- Written exercise:
Take each line containing the word "this" and copy it.

- Plotting code records:

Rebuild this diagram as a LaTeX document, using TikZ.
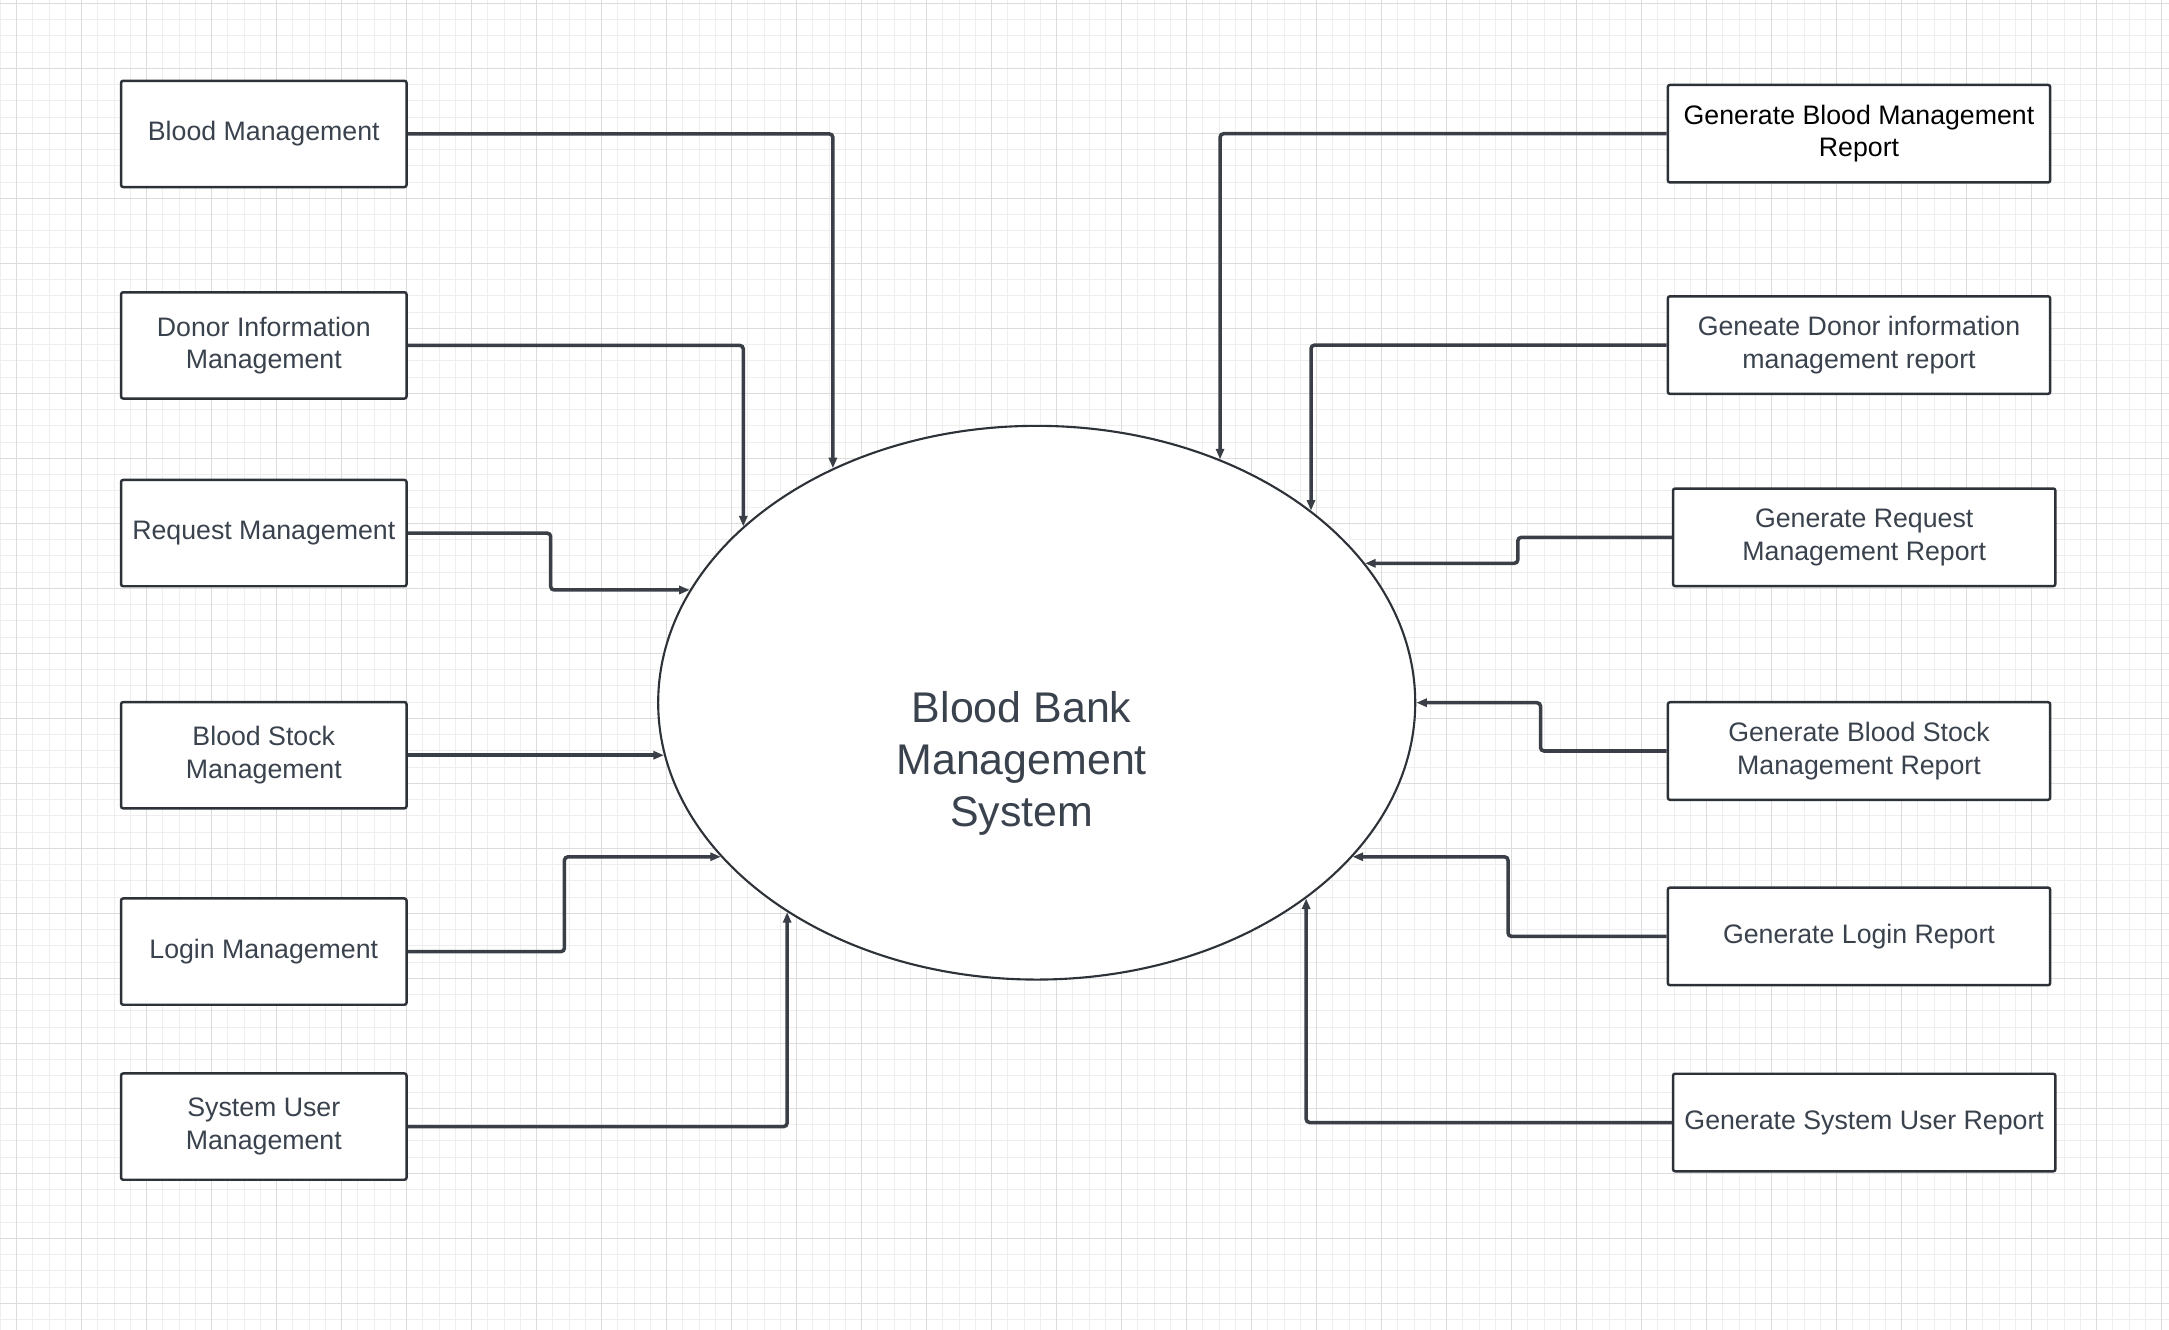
\documentclass[tikz,border=0pt]{standalone}
\usepackage{fontspec}
\setmainfont{Liberation Sans}
\usepackage{tikz}
\usetikzlibrary{arrows.meta}
\usetikzlibrary{shapes.geometric}

\definecolor{linecol}{RGB}{45,49,56}
\definecolor{flowcol}{RGB}{58,63,71}
\definecolor{txtcol}{RGB}{58,66,77}
\definecolor{gridminor}{RGB}{238,238,238}
\definecolor{gridmajor}{RGB}{220,220,220}

\begin{document}
\begin{tikzpicture}[x=0.01cm,y=-0.01cm,
    every node/.style={font=\fontsize{7.6}{9.2}\selectfont,text=txtcol,align=center},
    lbox/.style={draw=linecol,line width=0.7pt,fill=white,rounded corners=0.6pt,minimum width=2.853cm,minimum height=1.062cm,inner sep=2pt},
    rbox/.style={draw=linecol,line width=0.7pt,fill=white,rounded corners=0.6pt,minimum width=3.821cm,minimum height=0.975cm,inner sep=2pt},
    flow/.style={draw=flowcol,line width=1pt,rounded corners=1pt,-{Triangle[length=3pt,width=2.3pt]}}]
    %grid
    \useasboundingbox[fill=white] (0,0) rectangle (2169,1330);
    \foreach \x in {0.45,16.7,...,2170} \draw[gridminor,line width=0.3pt] (\x,0) -- (\x,1330);
    \foreach \y in {3.3,19.55,...,1331} \draw[gridminor,line width=0.3pt] (0,\y) -- (2169,\y);
    \foreach \x in {16.7,81.7,...,2170} \draw[gridmajor,line width=0.4pt] (\x,0) -- (\x,1330);
    \foreach \y in {3.3,68.3,...,1331} \draw[gridmajor,line width=0.4pt] (0,\y) -- (2169,\y);
    %process
    \node[ellipse,draw=linecol,line width=0.6pt,fill=white,minimum width=7.566cm,minimum height=5.534cm,inner sep=0pt] (sys) at (1036.7,702.7) {};
    \node[font=\fontsize{12.2}{14.8}\selectfont] (sysname) at (1021.7,763) {Blood Bank\\Management\\System};
    %inputs
    \node[lbox] (bm) at (263.8,133.9) {Blood Management};
    \node[lbox] (dim) at (263.8,345.4) {Donor Information\\Management};
    \node[lbox] (rqm) at (263.8,533.1) {Request Management};
    \node[lbox] (bsm) at (263.8,755.2) {Blood Stock\\Management};
    \node[lbox] (lgm) at (263.8,951.6) {Login Management};
    \node[lbox] (sum) at (263.8,1126.6) {System User\\Management};
    %reports
    \node[rbox,text=black] (gbr) at (1859,133.7) {Generate Blood Management\\Report};
    \node[rbox] (gdr) at (1859,345.1) {Geneate Donor information\\management report};
    \node[rbox] (grr) at (1864.2,537.3) {Generate Request\\Management Report};
    \node[rbox] (gsr) at (1859,751) {Generate Blood Stock\\Management Report};
    \node[rbox] (glr) at (1859,936.4) {Generate Login Report};
    \node[rbox] (gur) at (1864.2,1122.5) {Generate System User Report};
    \draw[flow] (bm.east) -| (sys.131);
    \draw[flow] (dim.east) -| (sys.149);
    \draw[flow] (rqm.east) -- ++(142.9,0) |- (sys.162);
    \draw[flow] (bsm.east) -- (bsm.east -| sys.188);
    \draw[flow] (lgm.east) -- ++(156.7,0) |- (sys.206);
    \draw[flow] (sum.east) -| (sys.220);
    \draw[flow] (gbr.west) -| (sys.53);
    \draw[flow] (gdr.west) -| (sys.35);
    \draw[flow] (grr.west) -- ++(-154,0) |- (sys.23);
    \draw[flow] (gsr.west) -- ++(-126.1,0) |- (sys.east);
    \draw[flow] (glr.west) -- ++(-158.6,0) |- (sys.334);
    \draw[flow] (gur.west) -| (sys.324);
\end{tikzpicture}
\end{document}
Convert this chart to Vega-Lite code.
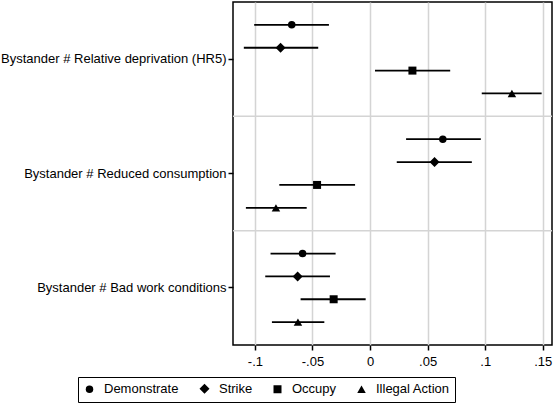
{
  "$schema": "https://vega.github.io/schema/vega-lite/v6.json",
  "autosize": {"type": "none"},
  "padding": {"left": 233, "top": 2, "right": 3, "bottom": 60},
  "width": 319,
  "height": 343,
  "config": {
    "font": "Liberation Sans",
    "view": {"stroke": "black", "strokeWidth": 1.5},
    "axis": {"labelFont": "Liberation Sans", "labelFontSize": 13, "labelColor": "black", "tickColor": "black", "tickWidth": 1.5, "tickSize": 5, "domain": false, "title": null, "labelLimit": 400}
  },
  "datasets": {
    "coef": [
      {"group": "Bystander # Relative deprivation (HR5)", "series": "Demonstrate", "est": -0.068, "lo": -0.1006, "hi": -0.0357},
      {"group": "Bystander # Relative deprivation (HR5)", "series": "Strike", "est": -0.0777, "lo": -0.1096, "hi": -0.045},
      {"group": "Bystander # Relative deprivation (HR5)", "series": "Occupy", "est": 0.0368, "lo": 0.0043, "hi": 0.0696},
      {"group": "Bystander # Relative deprivation (HR5)", "series": "Illegal Action", "est": 0.1232, "lo": 0.097, "hi": 0.149},
      {"group": "Bystander # Reduced consumption", "series": "Demonstrate", "est": 0.0632, "lo": 0.0313, "hi": 0.0962},
      {"group": "Bystander # Reduced consumption", "series": "Strike", "est": 0.056, "lo": 0.0232, "hi": 0.0884},
      {"group": "Bystander # Reduced consumption", "series": "Occupy", "est": -0.046, "lo": -0.0788, "hi": -0.013},
      {"group": "Bystander # Reduced consumption", "series": "Illegal Action", "est": -0.0817, "lo": -0.1078, "hi": -0.055},
      {"group": "Bystander # Bad work conditions", "series": "Demonstrate", "est": -0.0586, "lo": -0.0864, "hi": -0.0299},
      {"group": "Bystander # Bad work conditions", "series": "Strike", "est": -0.0629, "lo": -0.091, "hi": -0.0348},
      {"group": "Bystander # Bad work conditions", "series": "Occupy", "est": -0.0316, "lo": -0.0603, "hi": -0.0038},
      {"group": "Bystander # Bad work conditions", "series": "Illegal Action", "est": -0.0626, "lo": -0.0852, "hi": -0.0397}
    ],
    "bounds": [
      {"group": "Bystander # Reduced consumption"},
      {"group": "Bystander # Bad work conditions"}
    ]
  },
  "encoding": {
    "y": {
      "field": "group", "type": "nominal",
      "scale": {"domain": ["Bystander # Relative deprivation (HR5)", "Bystander # Reduced consumption", "Bystander # Bad work conditions"], "paddingInner": 0, "paddingOuter": 0},
      "axis": {"grid": false, "labelPadding": 2}
    }
  },
  "layer": [
    {
      "data": {"name": "bounds"},
      "mark": {"type": "rule", "color": "#d4d4d4", "strokeWidth": 1.5},
      "encoding": {
        "y": {"field": "group", "type": "nominal", "bandPosition": 0}
      }
    },
    {
      "data": {"name": "coef"},
      "mark": {"type": "rule", "color": "black", "strokeWidth": 1.8},
      "encoding": {
        "x": {
          "field": "lo", "type": "quantitative",
          "scale": {"domain": [-0.119, 0.158], "nice": false, "zero": false},
          "axis": {
            "values": [-0.1, -0.05, 0, 0.05, 0.1, 0.15],
            "grid": true, "gridColor": "#d4d4d4", "gridWidth": 1.5, "labelPadding": 5,
            "labelExpr": "datum.value == 0 ? '0' : (datum.value < 0 ? '-' : '') + replace(format(abs(datum.value), '.2~f'), '0.', '.')"
          }
        },
        "x2": {"field": "hi"},
        "yOffset": {"field": "series", "type": "nominal", "scale": {"type": "point", "padding": 1, "domain": ["Demonstrate", "Strike", "Occupy", "Illegal Action"]}}
      }
    },
    {
      "data": {"name": "coef"},
      "mark": {"type": "rule", "color": "black", "strokeWidth": 1.8, "strokeDash": [2, 2]},
      "encoding": {
        "x": {"datum": 0, "type": "quantitative"}
      }
    },
    {
      "data": {"name": "coef"},
      "mark": {"type": "point", "filled": true, "color": "black", "opacity": 1},
      "encoding": {
        "x": {"field": "est", "type": "quantitative"},
        "yOffset": {"field": "series", "type": "nominal", "scale": {"type": "point", "padding": 1, "domain": ["Demonstrate", "Strike", "Occupy", "Illegal Action"]}},
        "size": {
          "field": "series", "type": "nominal",
          "scale": {"type": "ordinal", "domain": ["Demonstrate", "Strike", "Occupy", "Illegal Action"], "range": [56, 100, 64, 72]}
        },
        "shape": {
          "field": "series", "type": "nominal",
          "scale": {"domain": ["Demonstrate", "Strike", "Occupy", "Illegal Action"], "range": ["circle", "diamond", "square", "triangle-up"]},
          "legend": {
            "title": null, "orient": "none", "direction": "horizontal",
            "legendX": -155, "legendY": 375,
            "strokeColor": "black", "fillColor": "white", "padding": 5,
            "labelFont": "Liberation Sans", "labelFontSize": 13, "labelColor": "black",
            "labelOffset": 8, "columnPadding": 17,
            "symbolFillColor": "black", "symbolStrokeColor": "black", "symbolOpacity": 1
          }
        }
      }
    }
  ]
}
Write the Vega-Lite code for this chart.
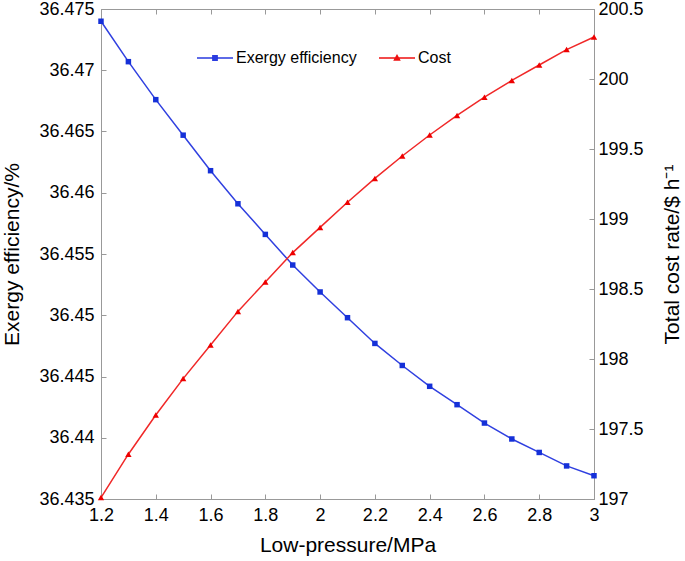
{
  "$schema": "https://vega.github.io/schema/vega-lite/v6.json",
  "width": 493,
  "height": 490,
  "autosize": {"type": "none"},
  "padding": {"left": 101, "top": 9, "right": 91, "bottom": 62},
  "background": "white",
  "config": {
    "view": {"stroke": "#999999", "strokeWidth": 1},
    "font": "Liberation Sans",
    "axis": {
      "grid": false,
      "labelFont": "Liberation Sans",
      "labelFontSize": 18,
      "labelColor": "#000000",
      "titleFont": "Liberation Sans",
      "titleFontSize": 21,
      "titleFontWeight": "normal",
      "titleColor": "#000000",
      "domainColor": "#999999",
      "tickColor": "#999999",
      "tickSize": -5,
      "labelPadding": 12
    },
    "legend": {
      "labelFont": "Liberation Sans",
      "labelFontSize": 16,
      "labelColor": "#000000",
      "padding": 0
    }
  },
  "datasets": {
    "main": [
      {"p": 1.2, "eff": 36.4740, "cost": 197.01},
      {"p": 1.3, "eff": 36.4707, "cost": 197.32},
      {"p": 1.4, "eff": 36.4676, "cost": 197.60},
      {"p": 1.5, "eff": 36.4647, "cost": 197.86},
      {"p": 1.6, "eff": 36.4618, "cost": 198.10},
      {"p": 1.7, "eff": 36.4591, "cost": 198.34},
      {"p": 1.8, "eff": 36.4566, "cost": 198.55},
      {"p": 1.9, "eff": 36.4541, "cost": 198.76},
      {"p": 2.0, "eff": 36.4519, "cost": 198.94},
      {"p": 2.1, "eff": 36.4498, "cost": 199.12},
      {"p": 2.2, "eff": 36.4477, "cost": 199.29},
      {"p": 2.3, "eff": 36.4459, "cost": 199.45},
      {"p": 2.4, "eff": 36.4442, "cost": 199.60},
      {"p": 2.5, "eff": 36.4427, "cost": 199.74},
      {"p": 2.6, "eff": 36.4412, "cost": 199.87},
      {"p": 2.7, "eff": 36.4399, "cost": 199.99},
      {"p": 2.8, "eff": 36.4388, "cost": 200.10},
      {"p": 2.9, "eff": 36.4377, "cost": 200.21},
      {"p": 3.0, "eff": 36.4369, "cost": 200.30}
    ],
    "legend": [
      {"series": "Exergy efficiency", "p": 1.2, "v": -10},
      {"series": "Cost", "p": 3.0, "v": -10}
    ]
  },
  "layer": [
    {
      "data": {"name": "main"},
      "encoding": {
        "x": {
          "field": "p", "type": "quantitative",
          "scale": {"domain": [1.2, 3], "nice": false, "zero": false},
          "axis": {"title": "Low-pressure/MPa", "values": [1.2, 1.4, 1.6, 1.8, 2, 2.2, 2.4, 2.6, 2.8, 3], "format": ".1~f", "labelFlush": false, "titlePadding": 10}
        },
        "y": {
          "field": "eff", "type": "quantitative",
          "scale": {"domain": [36.435, 36.475], "nice": false, "zero": false},
          "axis": {"title": "Exergy efficiency/%", "orient": "left", "values": [36.435, 36.44, 36.445, 36.45, 36.455, 36.46, 36.465, 36.47, 36.475], "format": ".3~f", "labelFlush": false, "titlePadding": 16}
        }
      },
      "layer": [
        {"mark": {"type": "line", "color": "#3040e0", "strokeWidth": 1.5}},
        {"mark": {"type": "point", "shape": "square", "filled": true, "color": "#1530d8", "size": 30, "opacity": 1}}
      ]
    },
    {
      "data": {"name": "main"},
      "encoding": {
        "x": {"field": "p", "type": "quantitative", "scale": {"domain": [1.2, 3], "nice": false, "zero": false}, "axis": null},
        "y": {
          "field": "cost", "type": "quantitative",
          "scale": {"domain": [197, 200.5], "nice": false, "zero": false},
          "axis": {"title": "Total cost rate/$ h⁻¹", "orient": "right", "titleAngle": 270, "titleBaseline": "bottom", "values": [197, 197.5, 198, 198.5, 199, 199.5, 200, 200.5], "format": ".1~f", "labelFlush": false, "labelPadding": 9, "titlePadding": 39}
        }
      },
      "layer": [
        {"mark": {"type": "line", "color": "#f02828", "strokeWidth": 1.5}},
        {"mark": {"type": "point", "shape": "triangle-up", "filled": true, "color": "#ee0000", "size": 40, "opacity": 1}}
      ]
    },
    {
      "data": {"name": "legend"},
      "mark": {"type": "point", "filled": true, "clip": true, "opacity": 1},
      "encoding": {
        "x": {"field": "p", "type": "quantitative", "scale": {"domain": [1.2, 3], "nice": false, "zero": false},
          "axis": {"orient": "top", "labels": false, "title": null, "domain": false, "values": [1.2, 1.4, 1.6, 1.8, 2, 2.2, 2.4, 2.6, 2.8, 3]}},
        "y": {"field": "v", "type": "quantitative", "scale": {"domain": [0, 1]}, "axis": null},
        "fill": {
          "field": "series", "type": "nominal",
          "scale": {"domain": ["Exergy efficiency", "Cost"], "range": ["#2a3be0", "#ee1111"]},
          "legend": {"title": null, "orient": "none", "direction": "horizontal", "legendX": 96, "legendY": 31, "symbolSize": 1296, "symbolStrokeWidth": 0, "symbolOpacity": 1, "labelOffset": 3, "columnPadding": 22}
        },
        "shape": {
          "field": "series", "type": "nominal",
          "scale": {"domain": ["Exergy efficiency", "Cost"], "range": ["M-1,-0.04H1V0.04H-1ZM-0.16,-0.16H0.16V0.16H-0.16Z", "M-1,-0.04H1V0.04H-1ZM0,-0.22L0.21,0.15H-0.21Z"]},
          "legend": {"title": null, "orient": "none", "direction": "horizontal", "legendX": 96, "legendY": 31, "symbolSize": 1296, "symbolStrokeWidth": 0, "symbolOpacity": 1, "labelOffset": 3, "columnPadding": 22}
        }
      }
    }
  ],
  "resolve": {"scale": {"y": "independent"}, "axis": {"x": "independent"}}
}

- Full solution:
Rebuild this diagram as a LaTeX document, using TikZ.
Convert this chart to Vega-Lite code.
Write the Vega-Lite code for this chart.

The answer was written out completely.